• Information shown
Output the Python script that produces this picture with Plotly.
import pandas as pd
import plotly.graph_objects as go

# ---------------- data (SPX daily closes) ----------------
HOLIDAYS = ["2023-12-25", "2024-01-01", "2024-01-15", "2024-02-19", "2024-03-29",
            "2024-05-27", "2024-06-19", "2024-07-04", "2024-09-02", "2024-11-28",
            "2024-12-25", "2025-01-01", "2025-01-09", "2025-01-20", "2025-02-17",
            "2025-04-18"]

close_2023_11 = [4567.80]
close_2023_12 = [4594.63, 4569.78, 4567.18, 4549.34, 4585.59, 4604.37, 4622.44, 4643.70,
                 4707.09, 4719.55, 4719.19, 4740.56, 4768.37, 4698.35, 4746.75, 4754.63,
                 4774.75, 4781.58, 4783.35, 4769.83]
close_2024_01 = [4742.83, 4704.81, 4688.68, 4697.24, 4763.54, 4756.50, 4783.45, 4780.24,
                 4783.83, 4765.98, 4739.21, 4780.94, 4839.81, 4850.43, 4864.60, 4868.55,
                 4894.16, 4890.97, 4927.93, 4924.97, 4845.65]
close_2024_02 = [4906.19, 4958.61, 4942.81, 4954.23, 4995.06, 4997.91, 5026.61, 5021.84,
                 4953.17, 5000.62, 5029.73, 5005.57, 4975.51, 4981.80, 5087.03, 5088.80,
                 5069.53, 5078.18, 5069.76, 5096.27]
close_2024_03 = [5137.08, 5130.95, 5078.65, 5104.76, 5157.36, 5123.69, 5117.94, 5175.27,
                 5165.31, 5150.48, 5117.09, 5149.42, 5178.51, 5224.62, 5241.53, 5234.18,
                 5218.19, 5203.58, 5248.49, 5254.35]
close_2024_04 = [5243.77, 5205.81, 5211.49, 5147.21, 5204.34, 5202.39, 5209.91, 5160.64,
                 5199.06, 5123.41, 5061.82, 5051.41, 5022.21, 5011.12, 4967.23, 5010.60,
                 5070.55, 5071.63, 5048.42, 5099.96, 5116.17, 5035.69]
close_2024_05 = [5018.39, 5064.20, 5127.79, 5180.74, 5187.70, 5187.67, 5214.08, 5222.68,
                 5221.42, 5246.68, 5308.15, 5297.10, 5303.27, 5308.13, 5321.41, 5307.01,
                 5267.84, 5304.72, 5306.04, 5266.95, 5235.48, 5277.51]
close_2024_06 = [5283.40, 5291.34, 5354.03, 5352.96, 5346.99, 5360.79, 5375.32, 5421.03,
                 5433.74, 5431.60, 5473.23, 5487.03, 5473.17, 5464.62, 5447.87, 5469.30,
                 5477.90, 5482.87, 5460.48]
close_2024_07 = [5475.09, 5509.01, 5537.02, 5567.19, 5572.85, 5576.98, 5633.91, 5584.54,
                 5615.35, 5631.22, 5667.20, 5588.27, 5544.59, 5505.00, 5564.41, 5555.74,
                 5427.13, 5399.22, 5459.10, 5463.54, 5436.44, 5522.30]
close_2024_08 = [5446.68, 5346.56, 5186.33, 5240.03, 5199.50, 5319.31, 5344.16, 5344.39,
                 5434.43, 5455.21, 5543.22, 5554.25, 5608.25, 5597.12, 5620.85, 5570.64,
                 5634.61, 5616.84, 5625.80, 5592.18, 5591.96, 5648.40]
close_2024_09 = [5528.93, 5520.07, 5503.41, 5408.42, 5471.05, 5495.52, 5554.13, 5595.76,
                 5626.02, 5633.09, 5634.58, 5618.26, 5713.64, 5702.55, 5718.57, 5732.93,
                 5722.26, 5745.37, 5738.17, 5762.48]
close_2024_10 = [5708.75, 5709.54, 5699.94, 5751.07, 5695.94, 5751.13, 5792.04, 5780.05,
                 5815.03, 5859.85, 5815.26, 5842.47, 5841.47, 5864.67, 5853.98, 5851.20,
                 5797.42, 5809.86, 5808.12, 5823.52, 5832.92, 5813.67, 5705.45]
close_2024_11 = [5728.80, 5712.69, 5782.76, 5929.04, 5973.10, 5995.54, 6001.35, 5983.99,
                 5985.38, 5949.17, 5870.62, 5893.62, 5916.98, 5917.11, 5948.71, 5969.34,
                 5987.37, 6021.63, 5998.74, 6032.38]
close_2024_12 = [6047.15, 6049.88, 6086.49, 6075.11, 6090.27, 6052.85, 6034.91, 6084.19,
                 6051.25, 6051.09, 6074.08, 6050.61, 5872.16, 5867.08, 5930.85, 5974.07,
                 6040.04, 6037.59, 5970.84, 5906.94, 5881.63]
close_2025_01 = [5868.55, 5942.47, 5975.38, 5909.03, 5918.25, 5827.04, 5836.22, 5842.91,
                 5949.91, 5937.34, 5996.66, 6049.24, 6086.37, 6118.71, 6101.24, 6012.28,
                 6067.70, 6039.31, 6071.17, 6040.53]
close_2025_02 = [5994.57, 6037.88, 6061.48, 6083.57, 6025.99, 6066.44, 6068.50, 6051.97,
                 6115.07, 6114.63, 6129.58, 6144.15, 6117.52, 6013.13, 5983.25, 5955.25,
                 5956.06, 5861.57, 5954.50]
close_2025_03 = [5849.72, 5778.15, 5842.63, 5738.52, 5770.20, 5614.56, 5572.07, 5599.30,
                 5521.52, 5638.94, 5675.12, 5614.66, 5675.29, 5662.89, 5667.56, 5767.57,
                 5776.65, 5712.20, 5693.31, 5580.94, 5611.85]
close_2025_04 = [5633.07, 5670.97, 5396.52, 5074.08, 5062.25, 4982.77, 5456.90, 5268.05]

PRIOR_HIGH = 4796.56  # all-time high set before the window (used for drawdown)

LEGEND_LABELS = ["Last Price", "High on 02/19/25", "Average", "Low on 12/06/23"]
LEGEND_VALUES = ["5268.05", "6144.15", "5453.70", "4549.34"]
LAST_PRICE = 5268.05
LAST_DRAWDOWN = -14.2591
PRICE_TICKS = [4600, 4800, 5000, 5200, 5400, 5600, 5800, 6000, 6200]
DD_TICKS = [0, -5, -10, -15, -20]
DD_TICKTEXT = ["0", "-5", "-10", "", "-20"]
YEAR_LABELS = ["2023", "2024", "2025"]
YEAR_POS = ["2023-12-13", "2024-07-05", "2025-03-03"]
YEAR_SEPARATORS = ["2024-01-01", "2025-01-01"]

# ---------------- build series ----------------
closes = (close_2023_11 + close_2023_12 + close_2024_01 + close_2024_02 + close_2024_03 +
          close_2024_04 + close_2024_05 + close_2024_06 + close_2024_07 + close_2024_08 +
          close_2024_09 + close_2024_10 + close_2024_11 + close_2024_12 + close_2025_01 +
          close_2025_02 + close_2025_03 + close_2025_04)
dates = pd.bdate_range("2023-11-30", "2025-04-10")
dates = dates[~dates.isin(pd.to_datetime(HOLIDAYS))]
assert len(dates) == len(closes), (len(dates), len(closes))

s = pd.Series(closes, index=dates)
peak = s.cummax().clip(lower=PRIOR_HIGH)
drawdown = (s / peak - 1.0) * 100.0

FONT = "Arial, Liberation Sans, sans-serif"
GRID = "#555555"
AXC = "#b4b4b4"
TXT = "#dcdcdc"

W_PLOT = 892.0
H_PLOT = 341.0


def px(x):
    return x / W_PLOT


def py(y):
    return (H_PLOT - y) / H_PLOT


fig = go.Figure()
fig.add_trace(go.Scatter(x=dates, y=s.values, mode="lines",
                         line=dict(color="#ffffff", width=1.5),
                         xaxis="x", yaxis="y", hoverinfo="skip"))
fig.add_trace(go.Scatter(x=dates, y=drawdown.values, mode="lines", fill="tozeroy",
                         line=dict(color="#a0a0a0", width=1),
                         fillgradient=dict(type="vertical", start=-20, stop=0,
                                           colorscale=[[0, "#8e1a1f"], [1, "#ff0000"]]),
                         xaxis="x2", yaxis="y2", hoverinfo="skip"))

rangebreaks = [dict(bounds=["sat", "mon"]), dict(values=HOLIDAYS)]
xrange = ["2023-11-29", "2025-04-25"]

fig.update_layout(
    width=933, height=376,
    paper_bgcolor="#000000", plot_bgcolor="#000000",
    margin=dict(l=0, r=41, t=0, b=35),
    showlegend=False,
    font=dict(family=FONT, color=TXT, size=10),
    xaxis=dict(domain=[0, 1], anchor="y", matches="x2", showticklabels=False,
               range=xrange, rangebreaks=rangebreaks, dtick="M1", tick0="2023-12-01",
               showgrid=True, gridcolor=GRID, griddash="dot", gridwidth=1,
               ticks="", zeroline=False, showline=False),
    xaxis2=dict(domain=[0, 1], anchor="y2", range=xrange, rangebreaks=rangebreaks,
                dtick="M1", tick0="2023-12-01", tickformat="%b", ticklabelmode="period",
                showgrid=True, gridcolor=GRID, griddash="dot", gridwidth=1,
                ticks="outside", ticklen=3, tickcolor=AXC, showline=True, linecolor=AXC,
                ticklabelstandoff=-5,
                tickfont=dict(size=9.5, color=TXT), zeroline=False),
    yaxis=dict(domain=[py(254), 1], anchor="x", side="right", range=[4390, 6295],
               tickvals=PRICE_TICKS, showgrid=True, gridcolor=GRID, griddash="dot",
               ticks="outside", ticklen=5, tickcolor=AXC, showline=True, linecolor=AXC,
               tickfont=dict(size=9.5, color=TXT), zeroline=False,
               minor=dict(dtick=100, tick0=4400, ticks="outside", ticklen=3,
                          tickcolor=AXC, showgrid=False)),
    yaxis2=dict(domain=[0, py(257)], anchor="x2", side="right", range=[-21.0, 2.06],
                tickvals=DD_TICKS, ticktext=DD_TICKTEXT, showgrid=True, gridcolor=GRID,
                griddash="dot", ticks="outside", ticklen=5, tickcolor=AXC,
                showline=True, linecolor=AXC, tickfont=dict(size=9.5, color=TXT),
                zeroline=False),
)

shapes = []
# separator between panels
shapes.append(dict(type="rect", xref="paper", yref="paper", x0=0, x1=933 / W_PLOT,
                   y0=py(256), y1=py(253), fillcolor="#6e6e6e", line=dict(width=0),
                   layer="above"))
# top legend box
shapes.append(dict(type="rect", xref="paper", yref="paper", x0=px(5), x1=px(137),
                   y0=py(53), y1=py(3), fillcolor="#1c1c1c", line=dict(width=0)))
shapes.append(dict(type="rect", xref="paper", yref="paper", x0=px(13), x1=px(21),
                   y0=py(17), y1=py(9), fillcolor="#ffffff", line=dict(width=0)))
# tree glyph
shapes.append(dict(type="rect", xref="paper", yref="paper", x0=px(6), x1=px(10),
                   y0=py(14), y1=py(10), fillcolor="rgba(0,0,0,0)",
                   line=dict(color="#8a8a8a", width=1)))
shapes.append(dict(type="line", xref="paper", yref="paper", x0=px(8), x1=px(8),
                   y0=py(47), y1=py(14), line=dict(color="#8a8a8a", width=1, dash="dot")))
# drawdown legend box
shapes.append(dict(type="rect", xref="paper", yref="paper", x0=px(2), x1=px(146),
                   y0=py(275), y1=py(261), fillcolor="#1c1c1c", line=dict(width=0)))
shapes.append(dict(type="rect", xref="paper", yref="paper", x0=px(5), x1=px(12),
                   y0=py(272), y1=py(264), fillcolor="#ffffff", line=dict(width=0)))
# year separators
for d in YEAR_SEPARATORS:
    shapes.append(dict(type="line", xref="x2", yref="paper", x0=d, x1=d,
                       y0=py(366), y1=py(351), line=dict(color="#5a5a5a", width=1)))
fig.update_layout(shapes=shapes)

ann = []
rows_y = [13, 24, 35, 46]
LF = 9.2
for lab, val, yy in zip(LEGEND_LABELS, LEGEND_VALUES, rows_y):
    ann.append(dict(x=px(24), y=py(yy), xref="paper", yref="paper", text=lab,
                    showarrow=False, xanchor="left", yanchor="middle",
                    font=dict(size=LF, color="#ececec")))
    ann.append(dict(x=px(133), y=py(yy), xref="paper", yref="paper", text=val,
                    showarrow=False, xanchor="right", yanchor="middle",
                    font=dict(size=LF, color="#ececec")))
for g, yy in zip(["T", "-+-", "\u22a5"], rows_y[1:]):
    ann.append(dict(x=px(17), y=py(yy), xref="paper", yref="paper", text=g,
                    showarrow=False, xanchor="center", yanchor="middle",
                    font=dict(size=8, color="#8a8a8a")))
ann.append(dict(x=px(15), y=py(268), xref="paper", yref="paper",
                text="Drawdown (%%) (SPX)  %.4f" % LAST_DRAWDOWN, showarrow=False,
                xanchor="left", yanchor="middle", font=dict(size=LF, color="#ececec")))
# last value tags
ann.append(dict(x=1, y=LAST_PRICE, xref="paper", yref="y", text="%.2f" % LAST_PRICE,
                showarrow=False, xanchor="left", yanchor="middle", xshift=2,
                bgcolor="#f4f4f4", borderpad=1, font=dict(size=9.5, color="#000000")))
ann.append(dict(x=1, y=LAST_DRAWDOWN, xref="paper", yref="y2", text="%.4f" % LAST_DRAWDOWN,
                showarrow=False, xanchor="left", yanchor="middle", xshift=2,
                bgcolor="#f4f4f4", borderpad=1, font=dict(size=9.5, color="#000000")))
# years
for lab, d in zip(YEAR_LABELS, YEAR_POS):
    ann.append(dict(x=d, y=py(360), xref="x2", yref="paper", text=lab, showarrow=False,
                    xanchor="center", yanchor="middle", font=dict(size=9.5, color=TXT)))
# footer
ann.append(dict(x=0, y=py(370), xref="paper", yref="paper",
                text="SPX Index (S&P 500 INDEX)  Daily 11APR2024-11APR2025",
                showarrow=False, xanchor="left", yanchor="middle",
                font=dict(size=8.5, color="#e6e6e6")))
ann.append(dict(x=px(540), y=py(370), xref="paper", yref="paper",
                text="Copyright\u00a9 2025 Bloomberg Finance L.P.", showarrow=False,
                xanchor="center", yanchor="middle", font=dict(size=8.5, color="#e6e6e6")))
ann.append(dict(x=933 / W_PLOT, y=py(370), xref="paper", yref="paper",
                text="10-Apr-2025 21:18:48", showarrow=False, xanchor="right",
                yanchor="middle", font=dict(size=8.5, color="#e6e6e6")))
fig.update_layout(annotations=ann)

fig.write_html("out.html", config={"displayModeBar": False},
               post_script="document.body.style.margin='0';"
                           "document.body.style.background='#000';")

• Work to be completed
Retype only the lines running from the top of the listing to the line that holds "import plotly.graph_objects as go", both ends included.

• Exercise answer
Output the Python script that produces this picture with Plotly.
import pandas as pd
import plotly.graph_objects as go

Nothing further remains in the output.